Given task – Return the material word for word. Do not include the pictures.

━━━━━ Data for the task ━━━━━

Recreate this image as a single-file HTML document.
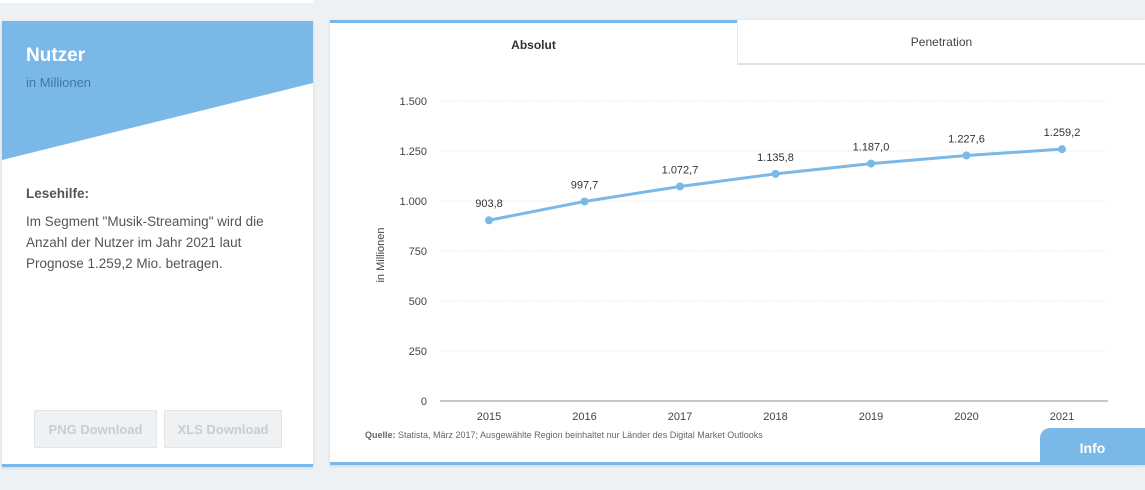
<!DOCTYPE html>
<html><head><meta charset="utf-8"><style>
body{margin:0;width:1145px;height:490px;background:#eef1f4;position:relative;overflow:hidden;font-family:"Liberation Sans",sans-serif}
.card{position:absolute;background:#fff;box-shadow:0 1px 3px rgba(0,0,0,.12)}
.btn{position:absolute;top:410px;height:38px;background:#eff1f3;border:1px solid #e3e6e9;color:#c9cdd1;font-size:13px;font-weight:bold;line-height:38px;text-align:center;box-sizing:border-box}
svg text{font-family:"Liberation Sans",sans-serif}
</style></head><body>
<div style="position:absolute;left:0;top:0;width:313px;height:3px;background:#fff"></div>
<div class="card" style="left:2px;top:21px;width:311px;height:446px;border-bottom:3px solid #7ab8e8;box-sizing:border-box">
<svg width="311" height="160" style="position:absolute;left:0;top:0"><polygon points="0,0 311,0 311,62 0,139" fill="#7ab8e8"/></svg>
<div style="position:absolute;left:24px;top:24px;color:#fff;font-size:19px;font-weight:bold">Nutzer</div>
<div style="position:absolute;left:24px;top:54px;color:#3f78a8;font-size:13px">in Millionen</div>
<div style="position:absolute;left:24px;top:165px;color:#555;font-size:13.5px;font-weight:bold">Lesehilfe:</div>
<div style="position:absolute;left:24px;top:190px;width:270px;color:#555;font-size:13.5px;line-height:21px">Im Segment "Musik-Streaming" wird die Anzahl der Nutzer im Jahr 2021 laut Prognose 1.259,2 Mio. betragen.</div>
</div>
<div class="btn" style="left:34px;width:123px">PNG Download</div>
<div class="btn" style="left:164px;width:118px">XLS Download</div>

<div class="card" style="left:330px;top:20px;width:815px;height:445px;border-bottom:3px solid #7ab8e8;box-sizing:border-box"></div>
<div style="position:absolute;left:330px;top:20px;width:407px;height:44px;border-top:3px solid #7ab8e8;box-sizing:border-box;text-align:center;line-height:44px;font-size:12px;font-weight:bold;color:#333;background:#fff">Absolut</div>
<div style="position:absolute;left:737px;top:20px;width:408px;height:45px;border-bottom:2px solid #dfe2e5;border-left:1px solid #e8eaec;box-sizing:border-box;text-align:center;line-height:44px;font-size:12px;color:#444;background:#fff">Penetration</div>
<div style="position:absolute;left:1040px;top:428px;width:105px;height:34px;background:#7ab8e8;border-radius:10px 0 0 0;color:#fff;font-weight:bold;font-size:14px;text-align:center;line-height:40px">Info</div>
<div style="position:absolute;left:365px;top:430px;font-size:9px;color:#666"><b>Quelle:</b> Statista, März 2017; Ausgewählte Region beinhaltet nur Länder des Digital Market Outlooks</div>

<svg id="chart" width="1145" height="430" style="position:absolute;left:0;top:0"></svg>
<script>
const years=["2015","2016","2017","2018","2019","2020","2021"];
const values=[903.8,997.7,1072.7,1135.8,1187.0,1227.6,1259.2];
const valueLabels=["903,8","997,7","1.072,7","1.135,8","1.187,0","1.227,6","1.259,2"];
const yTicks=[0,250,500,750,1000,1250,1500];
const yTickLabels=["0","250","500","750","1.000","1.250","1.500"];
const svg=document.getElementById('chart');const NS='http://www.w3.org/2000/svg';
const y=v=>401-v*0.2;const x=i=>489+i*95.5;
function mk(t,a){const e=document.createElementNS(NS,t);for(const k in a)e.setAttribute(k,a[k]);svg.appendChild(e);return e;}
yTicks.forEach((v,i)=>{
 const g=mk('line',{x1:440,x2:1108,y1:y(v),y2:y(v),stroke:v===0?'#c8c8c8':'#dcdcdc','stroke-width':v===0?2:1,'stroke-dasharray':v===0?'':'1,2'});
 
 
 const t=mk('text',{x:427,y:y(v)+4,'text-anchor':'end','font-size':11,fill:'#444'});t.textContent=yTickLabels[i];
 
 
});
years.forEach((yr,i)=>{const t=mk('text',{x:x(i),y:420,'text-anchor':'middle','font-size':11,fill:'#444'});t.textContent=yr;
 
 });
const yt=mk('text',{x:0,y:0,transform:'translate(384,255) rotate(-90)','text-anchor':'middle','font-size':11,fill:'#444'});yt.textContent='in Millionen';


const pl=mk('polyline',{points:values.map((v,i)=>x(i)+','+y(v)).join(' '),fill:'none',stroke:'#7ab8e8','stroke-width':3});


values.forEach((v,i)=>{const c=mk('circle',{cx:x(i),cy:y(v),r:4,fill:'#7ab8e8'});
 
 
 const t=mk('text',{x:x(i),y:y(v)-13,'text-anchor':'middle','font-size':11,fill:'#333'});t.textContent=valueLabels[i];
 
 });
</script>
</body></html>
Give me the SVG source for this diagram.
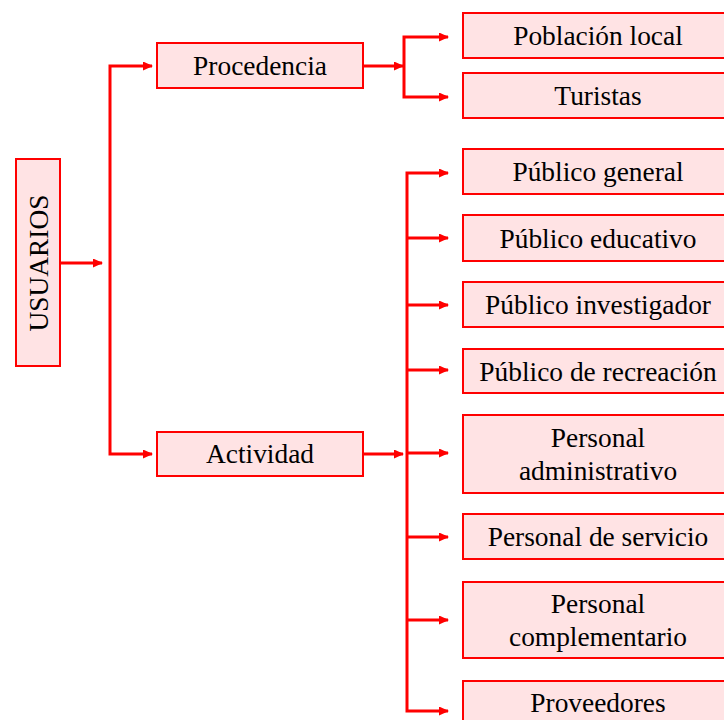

━━━━━

Written response –
Recreate this image as a single-file HTML document.
<!DOCTYPE html>
<html><head><meta charset="utf-8"><style>
body{margin:0;width:1145px;height:490px;background:#eef1f4;position:relative;overflow:hidden;font-family:"Liberation Sans",sans-serif}
.card{position:absolute;background:#fff;box-shadow:0 1px 3px rgba(0,0,0,.12)}
.btn{position:absolute;top:410px;height:38px;background:#eff1f3;border:1px solid #e3e6e9;color:#c9cdd1;font-size:13px;font-weight:bold;line-height:38px;text-align:center;box-sizing:border-box}
svg text{font-family:"Liberation Sans",sans-serif}
</style></head><body>
<div style="position:absolute;left:0;top:0;width:313px;height:3px;background:#fff"></div>
<div class="card" style="left:2px;top:21px;width:311px;height:446px;border-bottom:3px solid #7ab8e8;box-sizing:border-box">
<svg width="311" height="160" style="position:absolute;left:0;top:0"><polygon points="0,0 311,0 311,62 0,139" fill="#7ab8e8"/></svg>
<div style="position:absolute;left:24px;top:24px;color:#fff;font-size:19px;font-weight:bold">Nutzer</div>
<div style="position:absolute;left:24px;top:54px;color:#3f78a8;font-size:13px">in Millionen</div>
<div style="position:absolute;left:24px;top:165px;color:#555;font-size:13.5px;font-weight:bold">Lesehilfe:</div>
<div style="position:absolute;left:24px;top:190px;width:270px;color:#555;font-size:13.5px;line-height:21px">Im Segment "Musik-Streaming" wird die Anzahl der Nutzer im Jahr 2021 laut Prognose 1.259,2 Mio. betragen.</div>
</div>
<div class="btn" style="left:34px;width:123px">PNG Download</div>
<div class="btn" style="left:164px;width:118px">XLS Download</div>

<div class="card" style="left:330px;top:20px;width:815px;height:445px;border-bottom:3px solid #7ab8e8;box-sizing:border-box"></div>
<div style="position:absolute;left:330px;top:20px;width:407px;height:44px;border-top:3px solid #7ab8e8;box-sizing:border-box;text-align:center;line-height:44px;font-size:12px;font-weight:bold;color:#333;background:#fff">Absolut</div>
<div style="position:absolute;left:737px;top:20px;width:408px;height:45px;border-bottom:2px solid #dfe2e5;border-left:1px solid #e8eaec;box-sizing:border-box;text-align:center;line-height:44px;font-size:12px;color:#444;background:#fff">Penetration</div>
<div style="position:absolute;left:1040px;top:428px;width:105px;height:34px;background:#7ab8e8;border-radius:10px 0 0 0;color:#fff;font-weight:bold;font-size:14px;text-align:center;line-height:40px">Info</div>
<div style="position:absolute;left:365px;top:430px;font-size:9px;color:#666"><b>Quelle:</b> Statista, März 2017; Ausgewählte Region beinhaltet nur Länder des Digital Market Outlooks</div>

<svg id="chart" width="1145" height="430" style="position:absolute;left:0;top:0"></svg>
<script>
const years=["2015","2016","2017","2018","2019","2020","2021"];
const values=[903.8,997.7,1072.7,1135.8,1187.0,1227.6,1259.2];
const valueLabels=["903,8","997,7","1.072,7","1.135,8","1.187,0","1.227,6","1.259,2"];
const yTicks=[0,250,500,750,1000,1250,1500];
const yTickLabels=["0","250","500","750","1.000","1.250","1.500"];
const svg=document.getElementById('chart');const NS='http://www.w3.org/2000/svg';
const y=v=>401-v*0.2;const x=i=>489+i*95.5;
function mk(t,a){const e=document.createElementNS(NS,t);for(const k in a)e.setAttribute(k,a[k]);svg.appendChild(e);return e;}
yTicks.forEach((v,i)=>{
 const g=mk('line',{x1:440,x2:1108,y1:y(v),y2:y(v),stroke:v===0?'#c8c8c8':'#dcdcdc','stroke-width':v===0?2:1,'stroke-dasharray':v===0?'':'1,2'});
 
 
 const t=mk('text',{x:427,y:y(v)+4,'text-anchor':'end','font-size':11,fill:'#444'});t.textContent=yTickLabels[i];
 
 
});
years.forEach((yr,i)=>{const t=mk('text',{x:x(i),y:420,'text-anchor':'middle','font-size':11,fill:'#444'});t.textContent=yr;
 
 });
const yt=mk('text',{x:0,y:0,transform:'translate(384,255) rotate(-90)','text-anchor':'middle','font-size':11,fill:'#444'});yt.textContent='in Millionen';


const pl=mk('polyline',{points:values.map((v,i)=>x(i)+','+y(v)).join(' '),fill:'none',stroke:'#7ab8e8','stroke-width':3});


values.forEach((v,i)=>{const c=mk('circle',{cx:x(i),cy:y(v),r:4,fill:'#7ab8e8'});
 
 
 const t=mk('text',{x:x(i),y:y(v)-13,'text-anchor':'middle','font-size':11,fill:'#333'});t.textContent=valueLabels[i];
 
 });
</script>
</body></html>
Give me the SVG source for this diagram.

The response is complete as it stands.